Council members voted to adopt a loss prevention manual and ready reference book for city employees.  Administrative Director Peggy Porter explained most of the policies included in the manual are standard rules and procedures that have been indexed, paginated and organized into one book.  The manual, which explains issues such as liability control, safety incentives, work zone procedures, etc., will be given to all city employees.

A proposal to change city utility deposit amounts and tighten-up city requirements for providing utility service to customers with a history of non-payment, was reviewed and discussed by council members on Tuesday evening.

On average one non-paying customer is leaving behind an unpaid bill of at least $365, Porter said, and this outstanding amount has already taken into consideration the deposit placed on the account.

Calculated over 18-months, delinquencies to utility coffers total $57,000.  This amount registers as an out-of-pocket expense for the City of Ava, and serves as a determining factor in establishing the overall rate for city residents.  In other words, city residents who pay on time and maintain their account as required, are paying the price for those who don’t pay.  Or won’t.

Porter noted most non-paying customers are frequent offenders, and if possible, they will repeat the wrongdoing.  For others, the process has become a way to out-maneuver the system, and the city.

Nonetheless, the standards need to be strengthened so the city can protect itself and the community from non-paying customers, and curtail the costs associated with the rising number of unpaid balances.

Porter noted many communities use an on-line utility exchange to determine an applicant’s payment history.
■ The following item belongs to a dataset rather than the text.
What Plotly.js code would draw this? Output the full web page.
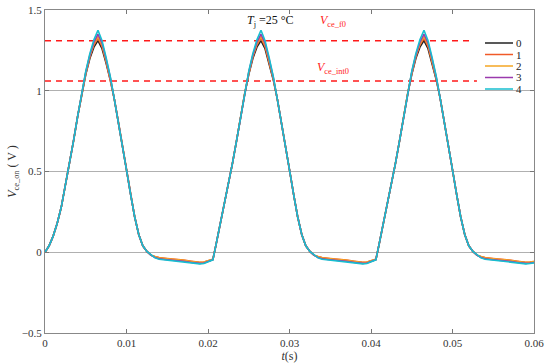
<!DOCTYPE html>
<html>
<head>
<meta charset="utf-8">
<script src="https://cdn.plot.ly/plotly-3.0.1.min.js"></script>
<style>html,body{margin:0;padding:0;background:#fff;}#chart{width:550px;height:364px;}</style>
</head>
<body>
<div id="chart"></div>
<script>
// time (s)
const t = [
  0,0.0005,0.001,0.0015,0.002,0.0025,0.003,0.0035,0.004,0.0045,0.005,0.0055,0.006,0.0065,0.007,0.0075,0.008,0.0085,0.009,0.0095,0.010,0.0105,0.011,0.0115,0.012,0.0125,0.013,0.0135,0.014,0.015,0.016,0.017,0.018,0.019,0.0195,0.020,0.0206,
  0.021,0.0215,0.022,0.0225,0.023,0.0235,0.024,0.0245,0.025,0.0255,0.026,0.0265,0.027,0.0275,0.028,0.0285,0.029,0.0295,0.030,0.0305,0.031,0.0315,0.032,0.0325,0.033,0.0335,0.034,0.035,0.036,0.037,0.038,0.039,0.0395,0.040,0.0406,
  0.041,0.0415,0.042,0.0425,0.043,0.0435,0.044,0.0445,0.045,0.0455,0.046,0.0465,0.047,0.0475,0.048,0.0485,0.049,0.0495,0.050,0.0505,0.051,0.0515,0.052,0.0525,0.053,0.0535,0.054,0.055,0.056,0.057,0.058,0.059,0.0595,0.060
];
// shared segments of the waveform (V)
const riseFirst = [0,0.04,0.10,0.18,0.28,0.41];
const riseNext  = [0.05,0.17,0.29,0.42];
const riseMid   = [0.55,0.69,0.84,0.98];
const fall      = [0.95,0.81,0.66,0.51,0.36,0.22,0.11,0.04,0.005,-0.018];
// per-series peaks
const peak0 = [1.10,1.20,1.27,1.31,1.26,1.17,1.07];
const peak1 = [1.105,1.21,1.285,1.325,1.275,1.18,1.075];
const peak2 = [1.11,1.215,1.29,1.335,1.285,1.185,1.08];
const peak3 = [1.115,1.22,1.30,1.35,1.295,1.195,1.085];
const peak4 = [1.12,1.23,1.315,1.375,1.31,1.205,1.09];
// per-series tails
const tail0 = [-0.030,-0.037,-0.043,-0.047,-0.053,-0.060,-0.066,-0.064,-0.056,-0.045];
const tail1 = [-0.026,-0.033,-0.039,-0.043,-0.049,-0.056,-0.062,-0.060,-0.053,-0.044];
const tail2 = [-0.027,-0.034,-0.040,-0.044,-0.050,-0.057,-0.063,-0.061,-0.054,-0.044];
const tail3 = [-0.032,-0.040,-0.046,-0.050,-0.056,-0.063,-0.069,-0.067,-0.058,-0.046];
const tail4 = [-0.035,-0.043,-0.049,-0.053,-0.059,-0.066,-0.072,-0.070,-0.061,-0.047];
const endVals = [-0.060,-0.057,-0.058,-0.063,-0.066];

const names = ['0','1','2','3','4'];
const colors = ['#222222','#f05a28','#f5a623','#9b3aad','#17becf'];
const peaks = [peak0,peak1,peak2,peak3,peak4];
const tails = [tail0,tail1,tail2,tail3,tail4];

const vceF0 = 1.31, vceF0End = 0.0525;
const vceInt0 = 1.06, vceInt0End = 0.053;

function series(i){
  const p = peaks[i], tl = tails[i];
  return [].concat(
    riseFirst, riseMid, p, fall, tl,
    riseNext, riseMid, p, fall, tl,
    riseNext, riseMid, p, fall, tl.slice(0,8), [endVals[i]]
  );
}

const traces = names.map((n,i)=>({
  x: t, y: series(i), type:'scatter', mode:'lines', name:n,
  line:{color:colors[i], width:1.6}, showlegend:false
}));
traces.unshift({x:[0,vceF0End], y:[vceF0,vceF0], mode:'lines', showlegend:false,
  line:{color:'#ff1a1a', width:1.6, dash:'6px,5px'}});
traces.unshift({x:[0,vceInt0End], y:[vceInt0,vceInt0], mode:'lines', showlegend:false,
  line:{color:'#ff1a1a', width:1.6, dash:'6px,5px'}});

const F = 'Times New Roman, Liberation Serif, DejaVu Serif, serif';
const L = 45, R = 16, T = 10, B = 31, W = 550, H = 364;
const pw = W-L-R, ph = H-T-B;
const px = v => (v-L)/pw, py = v => (H-B-v)/ph;

const shapes = [], annotations = [];
const legY = [43,54.5,66,77.5,89];
names.forEach((n,i)=>{
  shapes.push({type:'line', xref:'paper', yref:'paper', x0:px(485), x1:px(513), y0:py(legY[i]), y1:py(legY[i]),
    line:{color:colors[i], width:1.5}});
  annotations.push({xref:'paper', yref:'paper', x:px(515), y:py(legY[i]), xanchor:'left', yanchor:'middle',
    text:n, showarrow:false, font:{family:F, size:11, color:'#222'}, borderpad:0});
});
annotations.push({xref:'x', yref:'y', x:0.0277, y:1.43, text:'<i>T</i><sub>j</sub> =25 °C', showarrow:false,
  font:{family:F, size:12, color:'#111'}});
annotations.push({xref:'x', yref:'y', x:0.0353, y:1.43, text:'<i>V</i><sub>ce_f0</sub>', showarrow:false,
  font:{family:F, size:12, color:'#ff1a1a'}});
annotations.push({xref:'x', yref:'y', x:0.0353, y:1.14, text:'<i>V</i><sub>ce_int0</sub>', showarrow:false,
  font:{family:F, size:12, color:'#ff1a1a'}});

const layout = {
  width:W, height:H, margin:{l:L, r:R, t:T, b:B, pad:0},
  paper_bgcolor:'#fff', plot_bgcolor:'#fff',
  font:{family:F, size:11, color:'#333'},
  xaxis:{range:[0,0.06], tickvals:[0,0.01,0.02,0.03,0.04,0.05,0.06], ticktext:['0','0.01','0.02','0.03','0.04','0.05','0.06'],
    ticks:'inside', ticklen:4, tickcolor:'#777', showline:true, linecolor:'#888', linewidth:1, mirror:'ticks',
    showgrid:false, zeroline:false, tickfont:{family:F, size:11, color:'#333'},
    title:{text:'<i>t</i>(s)', font:{family:F, size:12, color:'#333'}, standoff:2}},
  yaxis:{range:[-0.5,1.5], tickvals:[-0.5,0,0.5,1,1.5], ticktext:['−0.5','0','0.5','1','1.5'],
    ticks:'inside', ticklen:4, tickcolor:'#777', showline:true, linecolor:'#888', linewidth:1, mirror:'ticks',
    showgrid:true, gridcolor:'#b0b0b0', gridwidth:1, zeroline:false, tickfont:{family:F, size:11, color:'#333'},
    title:{text:'<i>V</i><sub>ce_on</sub> ( V )', font:{family:F, size:12, color:'#333'}, standoff:2}},
  shapes:shapes, annotations:annotations, showlegend:false
};
Plotly.newPlot('chart', traces, layout, {staticPlot:true, displayModeBar:false});
</script>
</body>
</html>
This step allows the utility to require a deposit that parallels the level of risk associated with the applicant’s credit history.  As the risk level increases, so does the customer’s deposit.

The deposit amount suggested for the City’s high-risk customers was a minimum of $400.

Under the proposed plan, it was also recommended landlords and tenants file a joint form in the utility office in acknowledgement of their agreement.  The fill-in-the-blank document would provide pertinent information to city employees, and also serve to protect the landlord and tenant from an unauthorized service termination or name change without consent. It would also give the name of the person liable for the bill.

No action on the plan was taken by council.

The December Municipal Court docket was approved as presented, and monthly bills approved for payment.

The meeting Tuesday evening was facilitated by Burrely Loftin, president of the Board of Aldermen.  Mayor Eddie Maggard was absent due to illness.

Council members in attendance were Loftin, Ric Engelhardt, Judy Lovan and Billy Long.

The next meeting of council will be held Tuesday, Feb. 14, at 5 p.m. in council chambers at City Hall.